- _EXERCISE AIM_:
Restate exactly the lines that run from the start of the records below to the line containing "plt.rcParams['mathtext.it'] = 'Liberation", counting both ends, and nothing else; pictures stay out.

(Rows from a dataset of charts and code)
----------
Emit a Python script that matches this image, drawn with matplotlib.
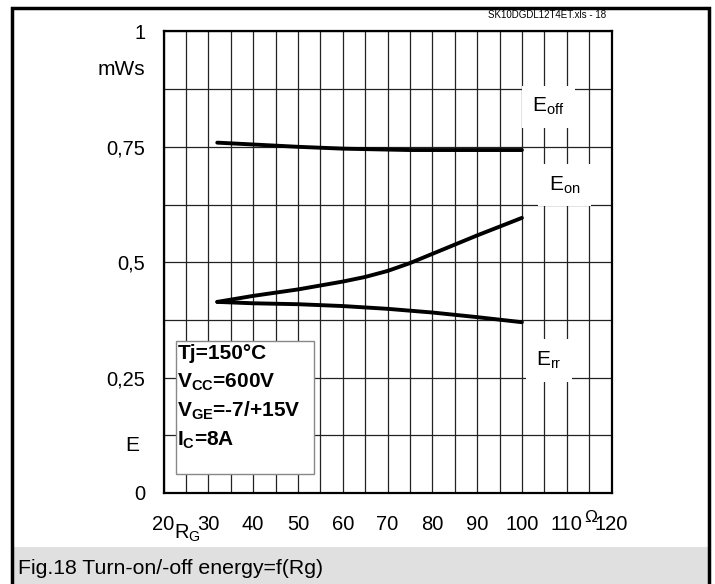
import numpy as np
import matplotlib
matplotlib.use("Agg")
import matplotlib.pyplot as plt
from matplotlib.patches import Rectangle

plt.rcParams['font.family'] = ['Liberation Sans', 'DejaVu Sans']
plt.rcParams['mathtext.fontset'] = 'custom'
plt.rcParams['mathtext.rm'] = 'Liberation Sans'
plt.rcParams['mathtext.bf'] = 'Liberation Sans:bold'
plt.rcParams['mathtext.it'] = 'Liberation Sans:italic'

# gate resistance in Ohm
rg = [32, 40, 50, 60, 65, 70, 75, 80, 90, 100]
# energies in mWs
e_off = [0.759, 0.755, 0.750, 0.746, 0.745, 0.744, 0.743, 0.743, 0.743, 0.743]
e_on = [0.414, 0.427, 0.441, 0.458, 0.468, 0.481, 0.498, 0.518, 0.558, 0.596]
e_rr = [0.414, 0.411, 0.409, 0.405, 0.402, 0.399, 0.395, 0.391, 0.381, 0.370]

x_ticks = [20, 30, 40, 50, 60, 70, 80, 90, 100, 110, 120]
y_ticks = [0, 0.25, 0.5, 0.75, 1]
y_labels = ['0', '0,25', '0,5', '0,75', '1']

conditions = ['Tj=150°C', r'V$_\mathbf{CC}$=600V', r'V$_\mathbf{GE}$=-7/+15V', r'I$_\mathbf{C}$=8A']


def main():
	fig = plt.figure(figsize=(7.15, 5.84), dpi=100)

	# outer frame and caption band
	fig.patches.append(Rectangle((13/715, 0), 695/715, 37/584, transform=fig.transFigure,
		facecolor='#e0e0e0', edgecolor='none', zorder=0))
	fig.patches.append(Rectangle((12/715, -0.02), 697/715, (576/584) + 0.02, transform=fig.transFigure,
		facecolor='none', edgecolor='black', lw=2.5, zorder=1))
	fig.text(18/715, 1 - 568/584, 'Fig.18 Turn-on/-off energy=f(Rg)', fontsize=15.3, va='center', ha='left')
	fig.text(606/715, 1 - 15/584, 'SK10DGDL12T4ET.xls - 18', fontsize=7, va='center', ha='right')

	ax = fig.add_axes([163.5/715, 91/584, 448/715, 461.6/584])
	ax.set_xlim(20, 120)
	ax.set_ylim(0, 1)

	ax.set_xticks(x_ticks)
	ax.set_xticklabels([str(v) for v in x_ticks])
	ax.set_yticks(y_ticks)
	ax.set_yticklabels(y_labels)
	ax.set_xticks(np.arange(20, 121, 5), minor=True)
	ax.set_yticks(np.arange(0, 1.01, 0.125), minor=True)
	ax.grid(which='both', color='#222222', lw=0.9)
	ax.tick_params(which='both', length=0, labelsize=14.5)
	ax.tick_params(axis='x', pad=16)
	ax.tick_params(axis='y', pad=13)
	for s in ax.spines.values():
		s.set_linewidth(1.6)

	ax.plot(rg, e_off, color='black', lw=2.8, solid_capstyle='round', solid_joinstyle='round', zorder=4)
	ax.plot(rg, e_on, color='black', lw=2.8, solid_capstyle='round', solid_joinstyle='round', zorder=4)
	ax.plot(rg, e_rr, color='black', lw=2.8, solid_capstyle='round', solid_joinstyle='round', zorder=4)

	box = dict(boxstyle='square,pad=0.5', facecolor='white', edgecolor='none')
	ax.text(105.9, 0.837, r'E$_\mathregular{off}$', fontsize=15, ha='center', va='center', bbox=box, zorder=5)
	ax.text(109.5, 0.667, r'E$_\mathregular{on}$', fontsize=15, ha='center', va='center', bbox=box, zorder=5)
	ax.text(106.1, 0.287, r'E$_\mathregular{rr}$', fontsize=15, ha='center', va='center', bbox=box, zorder=5)

	# units and axis names
	ax.text(-0.04, 0.917, 'mWs', fontsize=15, ha='right', va='center', transform=ax.transAxes)
	ax.text(-0.055, 0.102, 'E', fontsize=15, ha='right', va='center', transform=ax.transAxes)
	ax.text(25.4, -0.087, r'R$_\mathregular{G}$', fontsize=14.5, ha='center', va='center',
		transform=ax.get_xaxis_transform(), clip_on=False)
	ax.text(115.3, -0.052, 'Ω', fontsize=12.5, ha='center', va='center',
		transform=ax.get_xaxis_transform(), clip_on=False)

	# test conditions
	ax.add_patch(Rectangle((22.7, 0.041), 30.9, 0.289, facecolor='white', edgecolor='#888888', lw=1.0, zorder=5))
	ys = [0.302, 0.239, 0.178, 0.113]
	for t, yy in zip(conditions, ys):
		ax.text(23.1, yy, t, fontsize=15, fontweight='bold', ha='left', va='center', zorder=6)

	fig.savefig('out.png', dpi=100)


main()
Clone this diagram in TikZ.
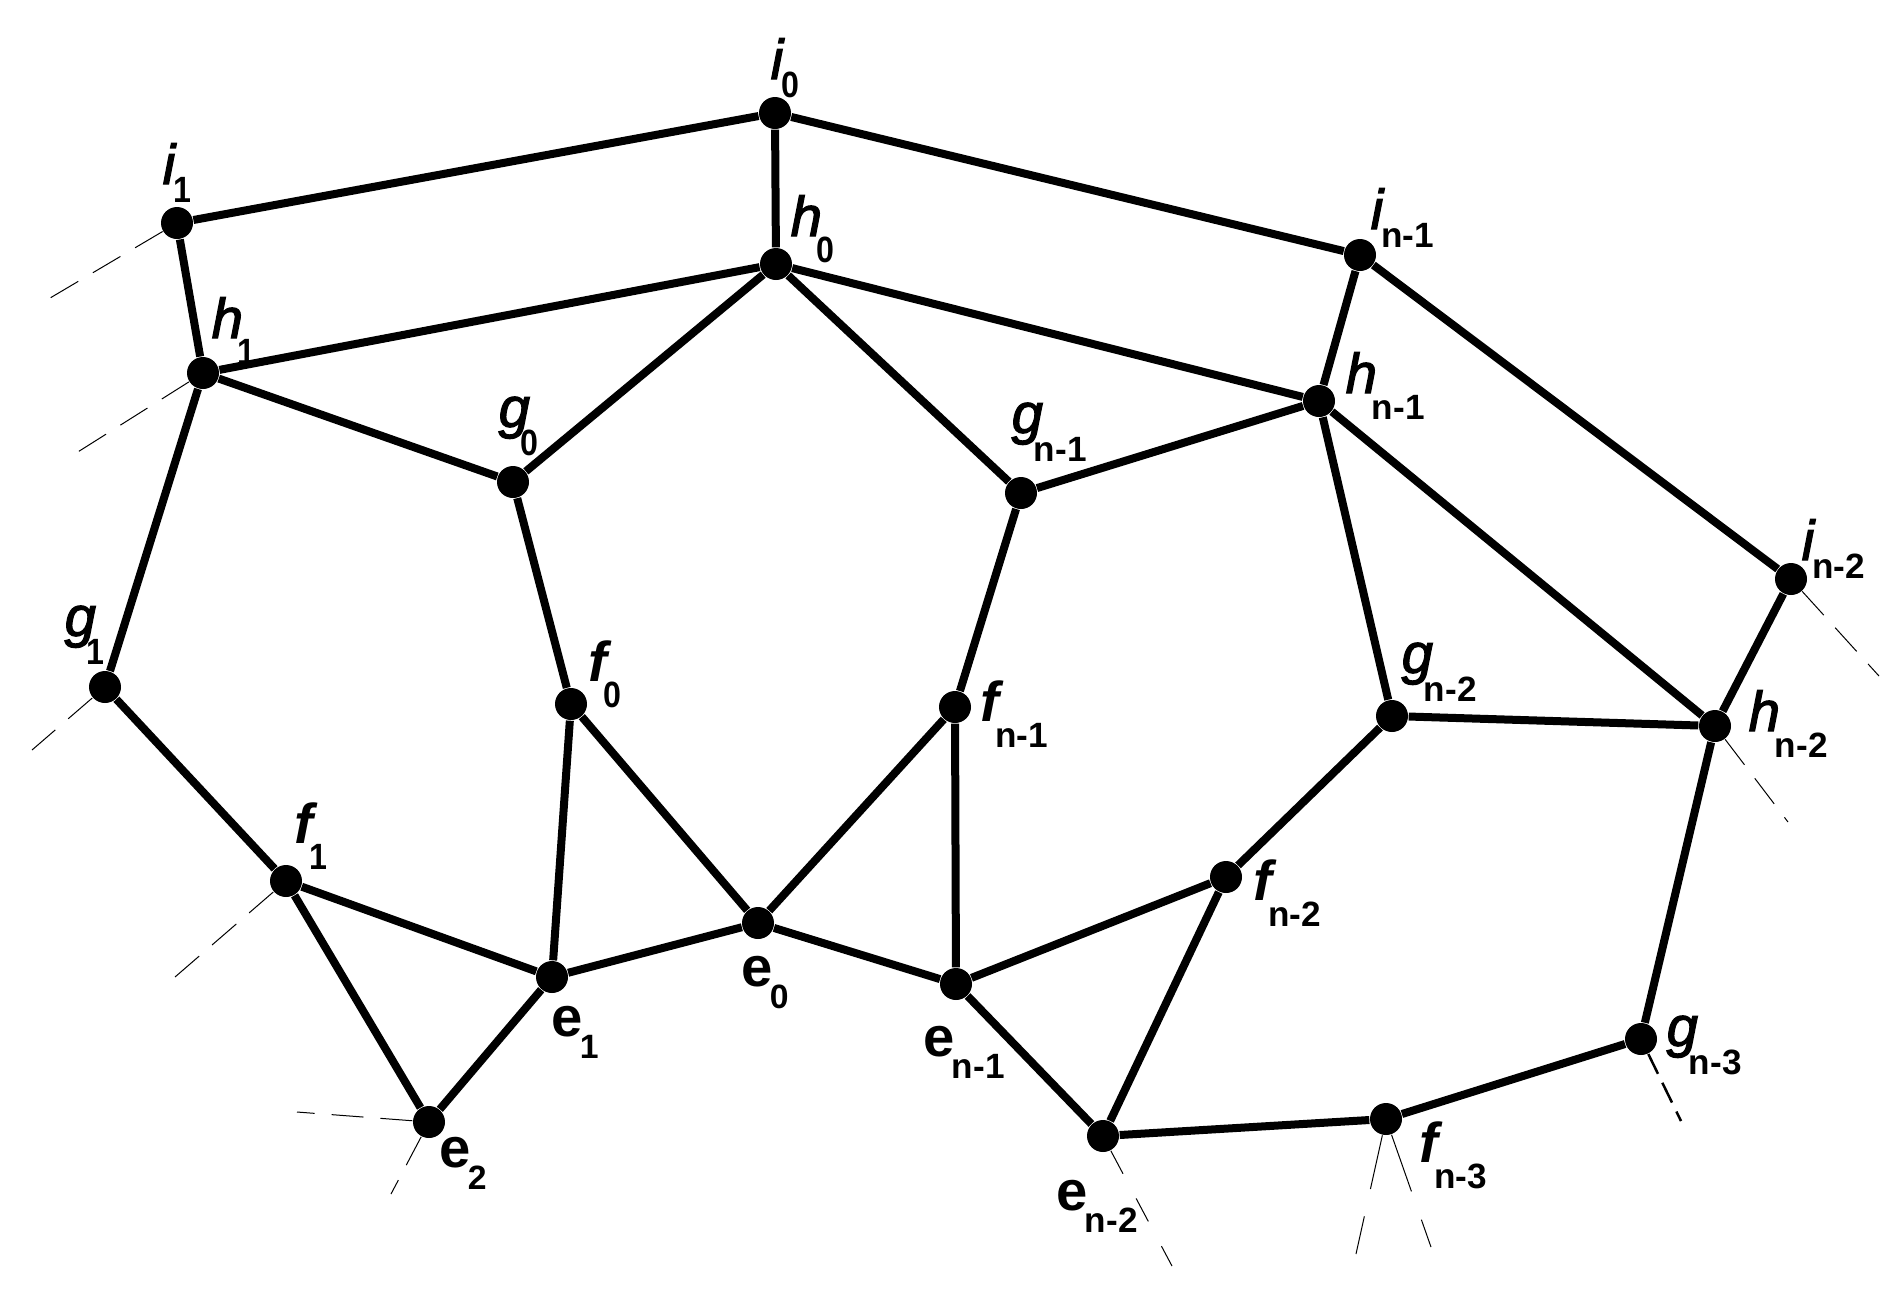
\documentclass[tikz,border=0pt]{standalone}
\usepackage{fontspec}
\setmainfont{Liberation Sans}
\newcommand{\subtxt}[3]{\hspace{#1}\raisebox{#2}{#3}}
\newcommand{\subd}[1]{\fontsize{10.4}{12}\selectfont\bfseries\addfontfeature{FakeStretch=0.88}#1}
\newcommand{\subb}[1]{\fontsize{9.6}{12}\selectfont\bfseries #1}
\newcommand{\subn}[1]{\fontsize{10}{12}\selectfont\bfseries #1}
\newcommand{\slant}[1]{{\itshape\addfontfeature{FakeBold=2.2}#1}}
\newcommand{\labi}[1]{\slant{i}\subtxt{-.2mm}{-.18cm}{#1}}
\newcommand{\labh}[1]{\slant{h}\subtxt{-.5mm}{-.26cm}{#1}}
\newcommand{\labg}[1]{\slant{g}\subtxt{-.9mm}{-.28cm}{#1}}
\newcommand{\labf}[1]{\textbf{\textit{f}}\subtxt{-.9mm}{-.26cm}{#1}}
\newcommand{\labe}[1]{\textbf{e}\subtxt{-.3mm}{-.22cm}{#1}}
\tikzset{
  vert/.style={circle,fill=black,inner sep=0pt,minimum size=3.2mm},
  lab/.style={anchor=base west,inner sep=0pt,font=\fontsize{16}{18}\selectfont},
  edge/.style={line width=.8mm},
  stub/.style={line width=.1mm,dash pattern=on 3.2mm off 1.7mm},
}
\begin{document}
\begin{tikzpicture}[x=.1mm,y=-.1mm]
          \useasboundingbox (0,0) rectangle (1899,1305);
          % vertices
          \node[vert] (i0) at (775,113) {};
          \node[vert] (i1) at (177,223) {};
          \node[vert] (in1) at (1360,255) {};
          \node[vert] (in2) at (1791,579) {};
          \node[vert] (h0) at (776,264) {};
          \node[vert] (h1) at (203,373) {};
          \node[vert] (hn1) at (1319,401) {};
          \node[vert] (hn2) at (1715,726) {};
          \node[vert] (g0) at (513,482) {};
          \node[vert] (g1) at (105,687) {};
          \node[vert] (gn1) at (1021,493) {};
          \node[vert] (gn2) at (1392,716) {};
          \node[vert] (gn3) at (1641,1039) {};
          \node[vert] (f0) at (571,704) {};
          \node[vert] (f1) at (286,881) {};
          \node[vert] (fn1) at (955,707) {};
          \node[vert] (fn2) at (1226,877) {};
          \node[vert] (fn3) at (1386,1119) {};
          \node[vert] (e0) at (758,923) {};
          \node[vert] (e1) at (552,977) {};
          \node[vert] (e2) at (429,1122) {};
          \node[vert] (en1) at (956,984) {};
          \node[vert] (en2) at (1103,1136) {};
          % labels
          \node[lab] (li0) at (770,79) {\labi{\subd{0}}};
          \node[lab] (li1) at (162,184) {\labi{\subd{1}}};
          \node[lab] (lin1) at (1370,229) {\labi{\subn{n-1}}};
          \node[lab] (lin2) at (1801,560) {\labi{\subn{n-2}}};
          \node[lab] (lh0) at (790,236) {\labh{\subd{0}}};
          \node[lab] (lh1) at (211,338) {\labh{\subd{1}}};
          \node[lab] (lhn1) at (1345,393) {\labh{\subn{n-1}}};
          \node[lab] (lhn2) at (1748,731) {\labh{\subn{n-2}}};
          \node[lab] (lg0) at (498,427) {\labg{\subd{0}}};
          \node[lab] (lg1) at (64,636) {\labg{\subd{1}}};
          \node[lab] (lgn1) at (1011,433) {\labg{\subn{n-1}}};
          \node[lab] (lgn2) at (1401,673) {\labg{\subn{n-2}}};
          \node[lab] (lgn3) at (1666,1046) {\labg{\subn{n-3}}};
          \node[lab] (lf0) at (588,681) {\labf{\subd{0}}};
          \node[lab] (lf1) at (294,843) {\labf{\subd{1}}};
          \node[lab] (lfn1) at (980,721) {\labf{\subn{n-1}}};
          \node[lab] (lfn2) at (1253,900) {\labf{\subn{n-2}}};
          \node[lab] (lfn3) at (1419,1162) {\labf{\subn{n-3}}};
          \node[lab] (le0) at (741,986) {\labe{\subb{0}}};
          \node[lab] (le1) at (551,1036) {\labe{\subb{1}}};
          \node[lab] (le2) at (439,1167) {\labe{\subb{2}}};
          \node[lab] (len1) at (923,1056) {\labe{\subn{n-1}}};
          \node[lab] (len2) at (1056,1210) {\labe{\subn{n-2}}};
          % edges
          \draw[edge] (i1)--(i0)--(in1)--(in2);
          \draw[edge] (i0)--(h0);
          \draw[edge] (i1)--(h1);
          \draw[edge] (in1)--(hn1);
          \draw[edge] (in2)--(hn2);
          \draw[edge] (h1)--(h0)--(hn1)--(hn2);
          \draw[edge] (h1)--(g0)--(h0)--(gn1)--(hn1)--(gn2);
          \draw[edge] (h1)--(g1)--(f1)--(e1)--(e0)--(en1)--(fn2)--(gn2)--(hn2)--(gn3)--(fn3)--(en2);
          \draw[edge] (g0)--(f0)--(e1);
          \draw[edge] (f0)--(e0)--(fn1)--(gn1);
          \draw[edge] (fn1)--(en1)--(en2)--(fn2);
          \draw[edge] (f1)--(e2)--(e1);
          % open ends
          \coordinate (si1) at (45,301);
          \coordinate (sh1) at (73,455);
          \coordinate (sg1) at (32,750);
          \coordinate (sf1) at (175,977);
          \coordinate (se2a) at (297,1112);
          \coordinate (se2b) at (391,1194);
          \coordinate (sen2) at (1172,1266);
          \coordinate (sfn3a) at (1356,1254);
          \coordinate (sfn3b) at (1431,1247);
          \coordinate (sgn3) at (1681,1121);
          \coordinate (shn2) at (1788,822);
          \coordinate (sin2) at (1879,676);
          \draw[stub] (i1)--(si1);
          \draw[stub] (h1)--(sh1);
          \draw[stub] (g1)--(sg1);
          \draw[stub] (f1)--(sf1);
          \draw[stub] (e2)--(se2a);
          \draw[stub] (e2)--(se2b);
          \draw[stub,dash pattern=on 2.6mm off 2.8mm] (en2)--(sen2);
          \draw[stub,dash pattern=on 5.5mm off 2.8mm] (fn3)--(sfn3a);
          \draw[stub,dash pattern=on 6mm off 3mm] (fn3)--(sfn3b);
          \draw[stub,line width=.25mm,dash pattern=on 2.2mm off 1mm] (gn3)--(sgn3);
          \draw[stub] (hn2)--(shn2);
          \draw[stub] (in2)--(sin2);
        \end{tikzpicture}
\end{document}
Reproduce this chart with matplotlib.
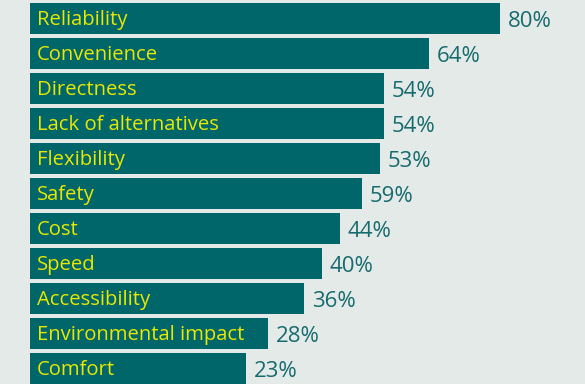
----------
- _EXERCISE OUTPUT_:
Emit a Python script that matches this image, drawn with matplotlib.
import numpy as np
import matplotlib
matplotlib.use("Agg")
import matplotlib.pyplot as plt
from matplotlib.patches import Rectangle

plt.rcParams['font.family'] = ['Liberation Sans', 'DejaVu Sans']
plt.rcParams['mathtext.fontset'] = 'custom'
plt.rcParams['mathtext.rm'] = 'Liberation Sans'
plt.rcParams['mathtext.bf'] = 'Liberation Sans:bold'
plt.rcParams['mathtext.it'] = 'Liberation Sans:italic'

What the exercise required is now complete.